Mentor: Sarah Hessenauer 
Research: Coping Strategies in the Helping Profession

The goal of this research is to determine what coping strategies social workers and psychologists use in the workplace and what strategies are provided to them by their administrators. Stress and burnout are something that affects those working in the helping profession, social workers and psychologists, on a daily basis (Cole, Craigen, & Cowan, 2014; Thomas, Kohli & Jong, 2014). Research has been done to evaluate the impact of stress on the body (Davis, 2000), however, very little research has been done to evaluate the strategies used to cope with this stress, particularly the coping strategies used in human service agencies.
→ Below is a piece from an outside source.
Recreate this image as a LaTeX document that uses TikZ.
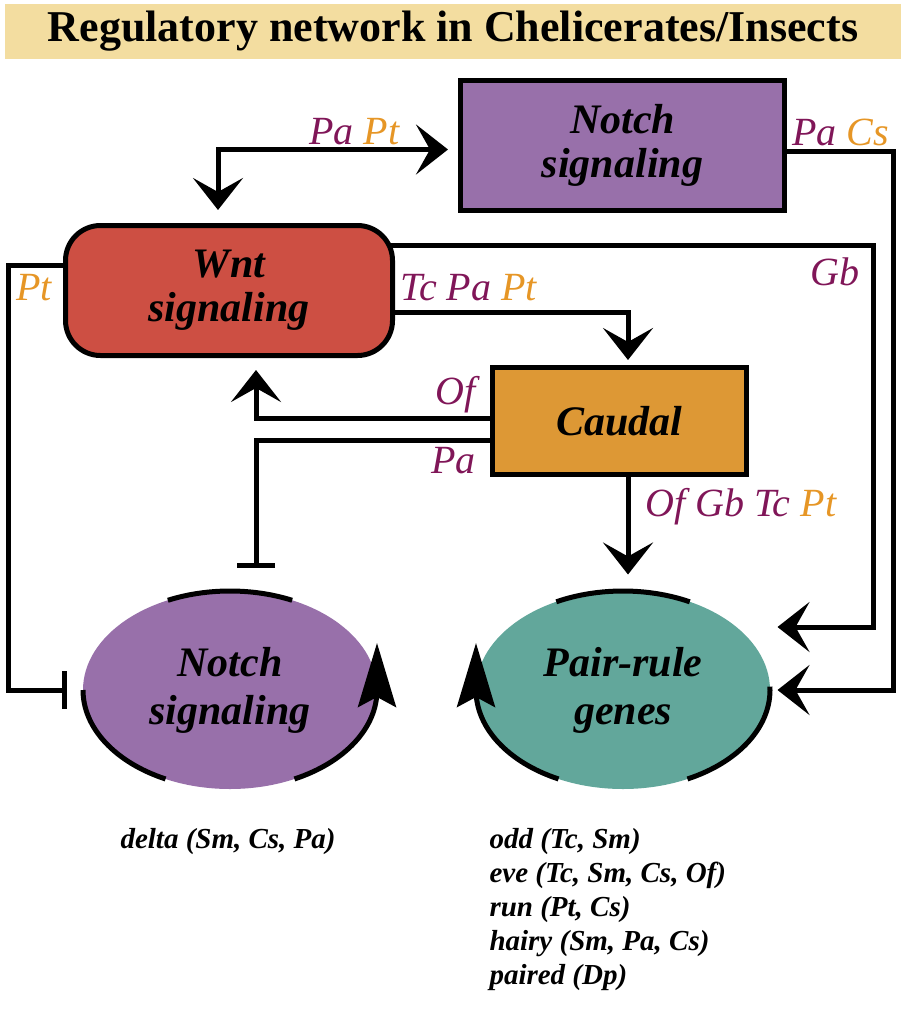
\documentclass[tikz,border=0pt]{standalone}
\usepackage{fontspec}
\setmainfont{Liberation Serif}
\usetikzlibrary{positioning}
\usetikzlibrary{arrows.meta}
\usetikzlibrary{shapes.geometric}
\definecolor{bandtan}{RGB}{243,221,160}
\definecolor{notchpurple}{RGB}{152,112,170}
\definecolor{wntred}{RGB}{205,79,67}
\definecolor{caudalorange}{RGB}{221,152,53}
\definecolor{pairteal}{RGB}{98,167,155}
\definecolor{labpurple}{RGB}{128,22,88}
\definecolor{laborange}{RGB}{230,150,38}
\newcommand{\amber}[1]{\textcolor{laborange}{#1}}
\tikzset{
    banner/.style={
        fill=bandtan,
        minimum width=896pt,
        minimum height=55pt,
        font=\fontsize{44}{44}\selectfont\bfseries},
    sigbox/.style={
        draw,
        align=center,
        font=\fontsize{42}{44}\selectfont\bfseries\itshape},
    sigblob/.style={
        ellipse,
        inner sep=0pt,
        minimum width=294pt,
        minimum height=198pt,
        align=center,
        font=\fontsize{42}{48}\selectfont\bfseries\itshape},
    lbl/.style={
        inner sep=0pt,
        text=labpurple,
        font=\fontsize{40}{44}\selectfont\itshape},
    gene/.style={
        inner sep=0pt,
        align=left,
        font=\fontsize{29}{34}\selectfont\bfseries\itshape},
    loopy/.style={
        -{Stealth[length=64pt,width=38pt,inset=10pt]}},
    blocked/.style={
        -{Bar[width=38pt]}}}

\begin{document}
\begin{tikzpicture}[x=1pt, y=-1pt, line width=5pt,
    >={Stealth[length=32pt,width=50pt,inset=14pt]}]
        \useasboundingbox (0,0) rectangle (901,1012);
        \node[banner] (title) at (453,31) {Regulatory network in Chelicerates/Insects};

        \node[sigbox, fill=notchpurple, minimum width=324pt, minimum height=130pt] (notchbox) at (622.5,145.5) {Notch\\signaling};
        \node[sigbox, fill=wntred, rounded corners=35pt, minimum width=327pt, minimum height=130pt] (wnt) at (229,290.5) {Wnt\\signaling};
        \node[sigbox, fill=caudalorange, minimum width=254pt, minimum height=107pt] (caudal) at (619.5,421) {Caudal};
        \node[sigblob, fill=notchpurple] (notchell) at (230,690) {Notch\\signaling};
        \node[sigblob, fill=pairteal] (pairell) at (623,690) {Pair-rule\\genes};

        \coordinate (ptrail) at (8,450);
        \coordinate (gbrail) at (873,450);
        \coordinate (csrail) at (893,450);

        \draw[<->, shorten <=13pt, shorten >=10pt] ([xshift=-11pt]wnt.north) |- ([yshift=-4pt]notchbox.west);
        \draw[->, shorten >=5pt] ([yshift=-6pt]notchbox.east) -| (csrail) |- (pairell.east);
        \draw[->, shorten >=5pt] ([xshift=-4pt,yshift=45pt]wnt.east) -| (gbrail) |- ([yshift=63pt]pairell.east);
        \draw[->, shorten >=5pt] ([yshift=-21.5pt]wnt.east) -| ([xshift=8.5pt]caudal.north);
        \draw[->, shorten >=12pt] ([yshift=3pt]caudal.west) -| ([xshift=27pt]wnt.south);
        \draw[blocked, shorten >=21pt] ([yshift=-19pt]caudal.west) -| ([xshift=26pt]notchell.north);
        \draw[->, shorten >=14pt] ([xshift=8.5pt]caudal.south) -- ([xshift=8.5pt]caudal.south |- pairell.north);
        \draw[blocked, shorten >=14pt] ([yshift=25pt]wnt.west) -| (ptrail) |- (notchell.west);

        \node[lbl, anchor=base east] (papt) at (402,144) {Pa \amber{Pt}};
        \node[lbl, anchor=base west] (pacs) at (790,145) {Pa \amber{Cs}};
        \node[lbl, anchor=base east] (gb) at (862,285) {Gb};
        \node[lbl, anchor=base west] (tcpapt) at (398,300) {Tc Pa \amber{Pt}};
        \node[lbl, anchor=base west, text=laborange] (pt) at (14,300) {Pt};
        \node[lbl, anchor=base east] (of) at (478,404) {Of};
        \node[lbl, anchor=base east] (pa) at (478,473) {Pa};
        \node[lbl, anchor=base west] (ofgbtcpt) at (643,516) {Of Gb Tc \amber{Pt}};

        % feedback rims round the two loops
        \draw (notchell.center) ++(65:147pt and 99pt) arc[start angle=65, end angle=115, x radius=147pt, y radius=99pt];
        \draw (notchell.center) ++(180:147pt and 99pt) arc[start angle=180, end angle=244, x radius=147pt, y radius=99pt];
        \draw[loopy] (notchell.center) ++(-64:147pt and 99pt) arc[start angle=-64, end angle=0, x radius=147pt, y radius=99pt] -- ++(0pt,47pt);
        \draw (pairell.center) ++(63:147pt and 99pt) arc[start angle=63, end angle=117, x radius=147pt, y radius=99pt];
        \draw[loopy] (pairell.center) ++(244:147pt and 99pt) arc[start angle=244, end angle=180, x radius=147pt, y radius=99pt] -- ++(0pt,47pt);
        \draw (pairell.center) ++(2:147pt and 99pt) arc[start angle=2, end angle=-64, x radius=147pt, y radius=99pt];

        \node[gene, anchor=base west] (deltagene) at (118,848) {delta (Sm, Cs, Pa)};
        \node[gene, anchor=north west] (prgenes) at (487,826) {odd (Tc, Sm)\\eve (Tc, Sm, Cs, Of)\\run (Pt, Cs)\\hairy (Sm, Pa, Cs)\\paired (Dp)};
    \end{tikzpicture}
\end{document}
We will begin by holding individual interviews with administrators, and focus groups with employees, of human resource agencies in order to examine both individual coping methods and provided organizational coping methods. From that information we will build questionnaires to be sent out to the two different groups, searching for the methods effectively being used to cope with stress in the workplace. Interestingly, despite the vast amount of research proving those in the helping profession are experiencing stress, minimal literature and research on coping exists. Therefore, this research is very important. It will help social workers, psychologists, and other helping professionals learn effective ways to cope with stress in order to prevent burnout.